[REQUEST] Write out the listing beneath this instruction in its entirety, exactly as it reads.

* BEGIN *

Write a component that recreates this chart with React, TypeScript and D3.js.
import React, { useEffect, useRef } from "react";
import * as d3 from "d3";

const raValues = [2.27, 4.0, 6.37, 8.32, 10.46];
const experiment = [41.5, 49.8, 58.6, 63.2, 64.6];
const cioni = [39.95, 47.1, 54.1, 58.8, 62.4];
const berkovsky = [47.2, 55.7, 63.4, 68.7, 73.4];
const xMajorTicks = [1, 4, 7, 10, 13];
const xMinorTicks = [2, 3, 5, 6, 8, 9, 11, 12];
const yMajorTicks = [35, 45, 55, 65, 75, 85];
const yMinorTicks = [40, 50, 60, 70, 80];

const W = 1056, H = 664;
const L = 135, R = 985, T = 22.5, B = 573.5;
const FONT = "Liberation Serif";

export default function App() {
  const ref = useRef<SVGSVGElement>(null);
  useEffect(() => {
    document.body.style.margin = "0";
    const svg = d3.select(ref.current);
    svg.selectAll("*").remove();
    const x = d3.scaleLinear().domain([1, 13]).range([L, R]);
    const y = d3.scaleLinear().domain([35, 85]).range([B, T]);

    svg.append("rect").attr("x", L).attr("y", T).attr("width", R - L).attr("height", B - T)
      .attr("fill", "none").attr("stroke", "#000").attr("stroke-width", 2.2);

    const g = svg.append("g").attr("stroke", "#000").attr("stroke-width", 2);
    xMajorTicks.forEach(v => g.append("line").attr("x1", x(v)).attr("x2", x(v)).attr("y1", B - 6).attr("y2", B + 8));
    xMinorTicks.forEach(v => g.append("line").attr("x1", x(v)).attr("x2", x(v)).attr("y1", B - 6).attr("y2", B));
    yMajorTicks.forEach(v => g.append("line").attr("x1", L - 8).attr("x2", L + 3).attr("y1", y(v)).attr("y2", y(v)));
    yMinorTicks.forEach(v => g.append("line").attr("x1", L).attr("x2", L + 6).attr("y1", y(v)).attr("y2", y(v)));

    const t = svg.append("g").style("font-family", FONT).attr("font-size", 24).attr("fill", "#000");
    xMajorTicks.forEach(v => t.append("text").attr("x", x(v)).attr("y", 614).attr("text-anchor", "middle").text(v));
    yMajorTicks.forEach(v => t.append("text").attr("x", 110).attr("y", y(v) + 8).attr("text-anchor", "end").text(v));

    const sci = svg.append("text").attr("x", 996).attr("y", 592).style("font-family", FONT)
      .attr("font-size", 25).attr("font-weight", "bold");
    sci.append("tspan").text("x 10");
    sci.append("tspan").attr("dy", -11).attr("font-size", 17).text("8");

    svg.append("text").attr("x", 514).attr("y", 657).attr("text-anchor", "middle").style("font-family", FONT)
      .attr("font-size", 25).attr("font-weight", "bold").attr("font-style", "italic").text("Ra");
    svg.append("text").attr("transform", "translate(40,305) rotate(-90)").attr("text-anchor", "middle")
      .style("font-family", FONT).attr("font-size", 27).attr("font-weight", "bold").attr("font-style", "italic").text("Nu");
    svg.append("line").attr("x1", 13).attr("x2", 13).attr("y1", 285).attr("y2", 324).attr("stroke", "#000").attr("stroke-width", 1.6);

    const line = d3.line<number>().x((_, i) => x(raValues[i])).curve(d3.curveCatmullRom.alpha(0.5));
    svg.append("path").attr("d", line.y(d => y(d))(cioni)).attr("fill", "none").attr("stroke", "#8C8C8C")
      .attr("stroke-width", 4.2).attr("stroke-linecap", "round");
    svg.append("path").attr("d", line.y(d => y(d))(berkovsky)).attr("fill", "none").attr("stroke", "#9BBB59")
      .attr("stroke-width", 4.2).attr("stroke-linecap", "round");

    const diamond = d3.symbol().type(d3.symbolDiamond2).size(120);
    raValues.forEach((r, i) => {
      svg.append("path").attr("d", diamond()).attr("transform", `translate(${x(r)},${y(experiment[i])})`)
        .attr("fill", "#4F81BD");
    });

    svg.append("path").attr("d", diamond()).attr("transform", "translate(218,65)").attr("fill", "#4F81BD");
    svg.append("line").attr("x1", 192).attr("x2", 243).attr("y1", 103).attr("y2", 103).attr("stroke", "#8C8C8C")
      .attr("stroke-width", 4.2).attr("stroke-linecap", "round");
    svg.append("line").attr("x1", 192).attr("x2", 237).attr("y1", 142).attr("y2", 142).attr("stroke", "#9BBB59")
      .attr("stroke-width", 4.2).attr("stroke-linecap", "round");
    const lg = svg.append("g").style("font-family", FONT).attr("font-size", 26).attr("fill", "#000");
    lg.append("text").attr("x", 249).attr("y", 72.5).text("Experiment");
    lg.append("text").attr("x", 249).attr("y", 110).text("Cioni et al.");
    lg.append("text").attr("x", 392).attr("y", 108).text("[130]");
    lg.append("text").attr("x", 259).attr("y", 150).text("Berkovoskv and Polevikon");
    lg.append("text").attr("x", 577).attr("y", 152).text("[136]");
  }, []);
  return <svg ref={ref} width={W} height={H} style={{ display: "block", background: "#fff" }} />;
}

* END *

[REPLY]
Write a component that recreates this chart with React, TypeScript and D3.js.
import React, { useEffect, useRef } from "react";
import * as d3 from "d3";

const raValues = [2.27, 4.0, 6.37, 8.32, 10.46];
const experiment = [41.5, 49.8, 58.6, 63.2, 64.6];
const cioni = [39.95, 47.1, 54.1, 58.8, 62.4];
const berkovsky = [47.2, 55.7, 63.4, 68.7, 73.4];
const xMajorTicks = [1, 4, 7, 10, 13];
const xMinorTicks = [2, 3, 5, 6, 8, 9, 11, 12];
const yMajorTicks = [35, 45, 55, 65, 75, 85];
const yMinorTicks = [40, 50, 60, 70, 80];

const W = 1056, H = 664;
const L = 135, R = 985, T = 22.5, B = 573.5;
const FONT = "Liberation Serif";

export default function App() {
  const ref = useRef<SVGSVGElement>(null);
  useEffect(() => {
    document.body.style.margin = "0";
    const svg = d3.select(ref.current);
    svg.selectAll("*").remove();
    const x = d3.scaleLinear().domain([1, 13]).range([L, R]);
    const y = d3.scaleLinear().domain([35, 85]).range([B, T]);

    svg.append("rect").attr("x", L).attr("y", T).attr("width", R - L).attr("height", B - T)
      .attr("fill", "none").attr("stroke", "#000").attr("stroke-width", 2.2);

    const g = svg.append("g").attr("stroke", "#000").attr("stroke-width", 2);
    xMajorTicks.forEach(v => g.append("line").attr("x1", x(v)).attr("x2", x(v)).attr("y1", B - 6).attr("y2", B + 8));
    xMinorTicks.forEach(v => g.append("line").attr("x1", x(v)).attr("x2", x(v)).attr("y1", B - 6).attr("y2", B));
    yMajorTicks.forEach(v => g.append("line").attr("x1", L - 8).attr("x2", L + 3).attr("y1", y(v)).attr("y2", y(v)));
    yMinorTicks.forEach(v => g.append("line").attr("x1", L).attr("x2", L + 6).attr("y1", y(v)).attr("y2", y(v)));

    const t = svg.append("g").style("font-family", FONT).attr("font-size", 24).attr("fill", "#000");
    xMajorTicks.forEach(v => t.append("text").attr("x", x(v)).attr("y", 614).attr("text-anchor", "middle").text(v));
    yMajorTicks.forEach(v => t.append("text").attr("x", 110).attr("y", y(v) + 8).attr("text-anchor", "end").text(v));

    const sci = svg.append("text").attr("x", 996).attr("y", 592).style("font-family", FONT)
      .attr("font-size", 25).attr("font-weight", "bold");
    sci.append("tspan").text("x 10");
    sci.append("tspan").attr("dy", -11).attr("font-size", 17).text("8");

    svg.append("text").attr("x", 514).attr("y", 657).attr("text-anchor", "middle").style("font-family", FONT)
      .attr("font-size", 25).attr("font-weight", "bold").attr("font-style", "italic").text("Ra");
    svg.append("text").attr("transform", "translate(40,305) rotate(-90)").attr("text-anchor", "middle")
      .style("font-family", FONT).attr("font-size", 27).attr("font-weight", "bold").attr("font-style", "italic").text("Nu");
    svg.append("line").attr("x1", 13).attr("x2", 13).attr("y1", 285).attr("y2", 324).attr("stroke", "#000").attr("stroke-width", 1.6);

    const line = d3.line<number>().x((_, i) => x(raValues[i])).curve(d3.curveCatmullRom.alpha(0.5));
    svg.append("path").attr("d", line.y(d => y(d))(cioni)).attr("fill", "none").attr("stroke", "#8C8C8C")
      .attr("stroke-width", 4.2).attr("stroke-linecap", "round");
    svg.append("path").attr("d", line.y(d => y(d))(berkovsky)).attr("fill", "none").attr("stroke", "#9BBB59")
      .attr("stroke-width", 4.2).attr("stroke-linecap", "round");

    const diamond = d3.symbol().type(d3.symbolDiamond2).size(120);
    raValues.forEach((r, i) => {
      svg.append("path").attr("d", diamond()).attr("transform", `translate(${x(r)},${y(experiment[i])})`)
        .attr("fill", "#4F81BD");
    });

    svg.append("path").attr("d", diamond()).attr("transform", "translate(218,65)").attr("fill", "#4F81BD");
    svg.append("line").attr("x1", 192).attr("x2", 243).attr("y1", 103).attr("y2", 103).attr("stroke", "#8C8C8C")
      .attr("stroke-width", 4.2).attr("stroke-linecap", "round");
    svg.append("line").attr("x1", 192).attr("x2", 237).attr("y1", 142).attr("y2", 142).attr("stroke", "#9BBB59")
      .attr("stroke-width", 4.2).attr("stroke-linecap", "round");
    const lg = svg.append("g").style("font-family", FONT).attr("font-size", 26).attr("fill", "#000");
    lg.append("text").attr("x", 249).attr("y", 72.5).text("Experiment");
    lg.append("text").attr("x", 249).attr("y", 110).text("Cioni et al.");
    lg.append("text").attr("x", 392).attr("y", 108).text("[130]");
    lg.append("text").attr("x", 259).attr("y", 150).text("Berkovoskv and Polevikon");
    lg.append("text").attr("x", 577).attr("y", 152).text("[136]");
  }, []);
  return <svg ref={ref} width={W} height={H} style={{ display: "block", background: "#fff" }} />;
}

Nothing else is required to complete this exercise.